Gabby and I chatted about the importance of having different peer groups. Adolescents are renowned for having fall-outs with friends, and it’s a natural part of their adolescent journey. Girls, in particular, struggle more with relationship breakdowns than boys as a general rule — girls have also told me this!
It becomes important to have a sense of belonging to different groups so one can move around between these groups when relationships become strained.
When I shared with Gabby, I used the example above of how I moved around with different peer groups depending on which sport I played.
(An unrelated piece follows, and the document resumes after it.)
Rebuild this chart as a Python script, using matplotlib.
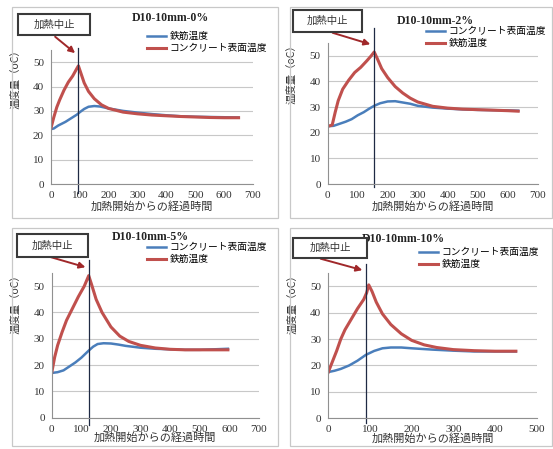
import matplotlib
matplotlib.use("Agg")
import matplotlib.pyplot as plt
from matplotlib.patches import Rectangle

plt.rcParams['font.family'] = ['Noto Sans CJK JP', 'DejaVu Sans']

W, H = 553, 449

# ---- data ----
titles = ["D10-10mm-0%", "D10-10mm-2%", "D10-10mm-5%", "D10-10mm-10%"]
blue_labels = ["鉄筋温度", "コンクリート表面温度", "コンクリート表面温度", "コンクリート表面温度"]
red_labels = ["コンクリート表面温度", "鉄筋温度", "鉄筋温度", "鉄筋温度"]
stop_times = [95, 155, 127, 91]
xmax = [700, 700, 700, 500]

red1_x = [0, 10, 20, 30, 45, 60, 75, 90, 95, 105, 115, 130, 150, 175, 200, 250, 300, 350, 400, 450, 500, 550, 600, 650]
red1_y = [23, 27.5, 31.5, 34.5, 38.5, 41.8, 44.3, 47.5, 48.5, 45, 41.5, 38, 35, 32.5, 31, 29.5, 28.8, 28.3, 28, 27.7, 27.5, 27.3, 27.2, 27.2]
blue1_x = [0, 10, 25, 50, 70, 90, 100, 115, 130, 150, 170, 200, 250, 300, 350, 400, 450, 500, 550, 600, 650]
blue1_y = [22.5, 22.8, 24, 25.5, 27, 28.5, 29.5, 30.8, 31.7, 32, 31.8, 31, 30, 29.3, 28.7, 28.2, 27.8, 27.6, 27.5, 27.4, 27.3]

red2_x = [0, 15, 25, 35, 50, 70, 90, 110, 130, 145, 155, 165, 180, 200, 225, 250, 275, 300, 350, 400, 450, 500, 550, 600, 635]
red2_y = [22.5, 23, 28, 32.5, 37, 40.5, 43.5, 45.5, 48, 50, 51.5, 49, 45, 41.5, 38, 35.5, 33.5, 32, 30.3, 29.6, 29.2, 29, 28.8, 28.6, 28.4]
blue2_x = [0, 20, 40, 60, 80, 100, 120, 140, 155, 175, 200, 225, 250, 275, 300, 350, 400, 450, 500, 550, 600, 635]
blue2_y = [22.5, 22.7, 23.5, 24.3, 25.3, 26.8, 28, 29.5, 30.5, 31.5, 32.2, 32.3, 31.8, 31.3, 30.5, 29.8, 29.4, 29.1, 28.9, 28.8, 28.7, 28.6]

red3_x = [0, 10, 20, 35, 50, 70, 90, 110, 125, 135, 150, 170, 200, 230, 260, 300, 350, 400, 450, 500, 550, 595]
red3_y = [17, 23, 27.5, 32.5, 37, 41.5, 46, 50, 54, 50.5, 45, 40, 34.5, 31, 29, 27.5, 26.5, 26, 25.8, 25.8, 25.8, 25.8]
blue3_x = [0, 20, 40, 60, 80, 100, 125, 140, 155, 175, 200, 225, 250, 300, 350, 400, 450, 500, 550, 595]
blue3_y = [17, 17.3, 18, 19.5, 21, 22.8, 25.5, 27, 28, 28.3, 28.2, 27.8, 27.3, 26.6, 26.2, 26, 25.8, 25.8, 26, 26.2]

red4_x = [0, 10, 20, 30, 40, 55, 70, 85, 92, 97, 105, 115, 130, 150, 175, 200, 230, 260, 300, 350, 400, 450]
red4_y = [17.5, 21.5, 25.5, 30, 33.5, 37.5, 41.5, 45, 47.5, 50.5, 48, 44, 39.5, 35.5, 32, 29.5, 27.8, 26.8, 26, 25.6, 25.4, 25.4]
blue4_x = [0, 15, 30, 50, 70, 90, 110, 130, 150, 175, 200, 250, 300, 350, 400, 450]
blue4_y = [17.5, 18, 18.7, 20, 21.8, 24, 25.5, 26.5, 26.8, 26.8, 26.5, 26, 25.6, 25.3, 25.3, 25.3]

reds = [(red1_x, red1_y), (red2_x, red2_y), (red3_x, red3_y), (red4_x, red4_y)]
blues = [(blue1_x, blue1_y), (blue2_x, blue2_y), (blue3_x, blue3_y), (blue4_x, blue4_y)]

# ---- layout (pixels from top-left) ----
frames = [(12, 7, 278, 218), (290, 7, 552, 218), (12, 228, 278, 446), (290, 228, 552, 446)]
axes_px = [(51, 50, 253, 184), (327.7, 43, 537.7, 184), (51.7, 273, 259, 417.7), (328.3, 273, 536.7, 418.3)]
title_px = [(170, 18), (435, 21), (150, 237), (403, 239)]
legend_px = [(147, 31), (426, 26), (147, 242), (419, 247)]
box_px = [(18, 14, 90, 35), (293, 10, 362, 32), (17, 234, 88, 257), (293, 238, 367, 258)]
arrow_start = [(53, 35), (330, 32), (40, 254), (318, 258)]
arrow_tip_y = [53, 54.2, 56.9, 55.8]
vline_span = [(-0.067, 1.015), (-0.02, 1.106), (-0.05, 1.09), (-0.03, 1.06)]
xlabel_pad = [1, 1, -1, -1]

red_c = '#c0504d'
blue_c = '#4a7ebb'


def fx(x):
    return x / W


def fy(y):
    return 1 - y / H


fig = plt.figure(figsize=(W / 100, H / 100), dpi=100)

for i in range(4):
    x0, y0, x1, y1 = frames[i]
    fig.patches.append(Rectangle((fx(x0), fy(y1)), (x1 - x0) / W, (y1 - y0) / H,
                                 transform=fig.transFigure, fill=False,
                                 edgecolor='#c8c8c8', lw=0.9))

    l, t, r, b = axes_px[i]
    ax = fig.add_axes([fx(l), fy(b), (r - l) / W, (b - t) / H])
    ax.plot(blues[i][0], blues[i][1], color=blue_c, lw=1.8, label=blue_labels[i])
    ax.plot(reds[i][0], reds[i][1], color=red_c, lw=2.2, label=red_labels[i])
    ax.legend(loc='upper left', bbox_to_anchor=(fx(legend_px[i][0]), fy(legend_px[i][1])),
              bbox_transform=fig.transFigure, frameon=False, fontsize=7,
              handlelength=2.0, handletextpad=0.3, labelspacing=0.2,
              borderpad=0, borderaxespad=0)

    ax.set_xlim(0, xmax[i])
    ax.set_ylim(0, 55)
    ax.set_yticks([0, 10, 20, 30, 40, 50])
    ax.set_xticks(list(range(0, xmax[i] + 1, 100)))
    ax.grid(axis='y', color='#c8c8c8', lw=0.8)
    ax.set_axisbelow(True)
    for s in ['top', 'right']:
        ax.spines[s].set_visible(False)
    for s in ['left', 'bottom']:
        ax.spines[s].set_color('#909090')
        ax.spines[s].set_linewidth(0.8)
    ax.tick_params(length=0, labelsize=8, colors='#333333', pad=5)
    for lab in ax.get_xticklabels() + ax.get_yticklabels():
        lab.set_fontfamily('Liberation Serif')
    ax.set_xlabel("加熱開始からの経過時間", fontsize=8, color='#333333', labelpad=xlabel_pad[i])
    ax.set_ylabel("温度量（oC）", fontsize=7.5, color='#333333')
    ax.yaxis.set_label_coords(-0.15, 0.8)

    lo, hi = vline_span[i]
    ax.axvline(stop_times[i], ymin=lo, ymax=hi, color='#1f2a44', lw=0.9, clip_on=False)

    ax.annotate("", xy=(stop_times[i] - 4 * xmax[i] / 700, arrow_tip_y[i]), xycoords='data',
                xytext=(fx(arrow_start[i][0]), fy(arrow_start[i][1])), textcoords='figure fraction',
                arrowprops=dict(arrowstyle='-|>', color='#a0282a', lw=1.4, mutation_scale=9),
                annotation_clip=False)

    bx0, by0, bx1, by1 = box_px[i]
    fig.patches.append(Rectangle((fx(bx0), fy(by1)), (bx1 - bx0) / W, (by1 - by0) / H,
                                 transform=fig.transFigure, facecolor='white',
                                 edgecolor='#3a3a3a', lw=1.5, zorder=5))
    fig.text(fx((bx0 + bx1) / 2), fy((by0 + by1) / 2), "加熱中止", fontsize=7.5,
             ha='center', va='center', color='#333333', zorder=6)

    fig.text(fx(title_px[i][0]), fy(title_px[i][1]), titles[i], fontsize=8.5,
             fontweight='bold', fontfamily='Liberation Serif', ha='center', va='center',
             color='#222222')

fig.savefig("out.png", dpi=100)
In hindsight, I was probably quite fortunate with regard to peer relationships during those confusing adolescent years.
Positive peers
Positive peers seem to be more responsible, and community-minded people most of the time, less concerned with the instant gratification and entitlement way of life with which many youth – and others – struggle.
I have reflected more about the qualities of positive peers and offer some suggestions which anyone moving alongside a young person can share with those they encourage to reach their potential.
During challenging times, our relationships are critically important.
Teenagers, in particular, are searching for meaning and purpose in their lives. They want others to listen to them. They want people to care for them. There is a selfishness which they will work through, but they are vulnerable and often moody — this is normal.

POSITIVE PEERS — some tips
During the next couple of months, Gabby and I chatted about her life, her dreams and how to find meaning and purpose.
I shared the following POSITIVE PEERS points in different ways, and at different times to encourage her to move forward positively, and continue the development of resiliency, and a positive growth mindset. These points are applicable to anyone of any age, and can easily be adapted for a mentoring relationship.
Persistence — try hard; don’t give up; don’t get distracted; check work or tasks when completed, and do not be afraid to ask for help.
Organisation — plan and prioritize; set achievable and measurable goals; manage time effectively.
Self-confidence — “I can do it!”; I have gifts and talents and will succeed in some areas; I am capable and competent in certain areas. “I matter!”
Independent — willing to stand up for something I believe in; prepared to try new things/ways/methods/move out of my comfort zone.
Tolerance — acknowledge we are all human and make mistakes; try to be non-judgmental, and respectful of others.
Integrity — be honest with myself, about myself; respectful of myself and others; truthful; trustworthy.
Visualization — learn to paint a picture of myself doing/achieving my dreams/goals; see myself succeed; use positive action words; write my long-term goal or dream in the present tense, as though I have already achieved it. Never lose my sense of humor!
Experiment — take calculated, non life-threatening risks; have an open mind; give something a go!
Problem-solving — consider different responses to life situations, and relationship issues; think about the consequences of my actions on others.
Effort — realize that the harder I try the more successful I’ll be; my attitude determines my altitude!
Empathy — walk in someone else’s shoes; try to understand how others feel; reflect on the consequences of my actions and choices ‘I’ make.
Rules — accept the importance of boundaries in my life; rules are there for a positive purpose; create a happier more supportive world; make a positive difference where I can.
Structure — live a healthy and balanced lifestyle, including nine hours sleep a night; participate in school, sport, cultural social activities; value my family; never forget, that life must be FUN!, so I must not take myself too seriously.
These are some examples of the qualities POSITIVE PEERS can work hard to develop, especially with the support of parents and mentors.
What of Gabby? After about three or four months she thanked me for all our discussions. She had made some adjustments to her friendships, balanced her lifestyle better, and continued to finish the final eighteen months of her school career superbly.
Your words matter
I have always been inspired by these words allegedly shared by Rena, an ex-gang member:
“When I discovered that people cared about me — that they believed in my potential as a leader, that they wanted me to succeed — that changed my life. Having someone over your shoulder telling you that you are powerful and that even you can make a difference in your community is compelling.”
How about you? What qualities did you observe in your peer groups — many of these? Others?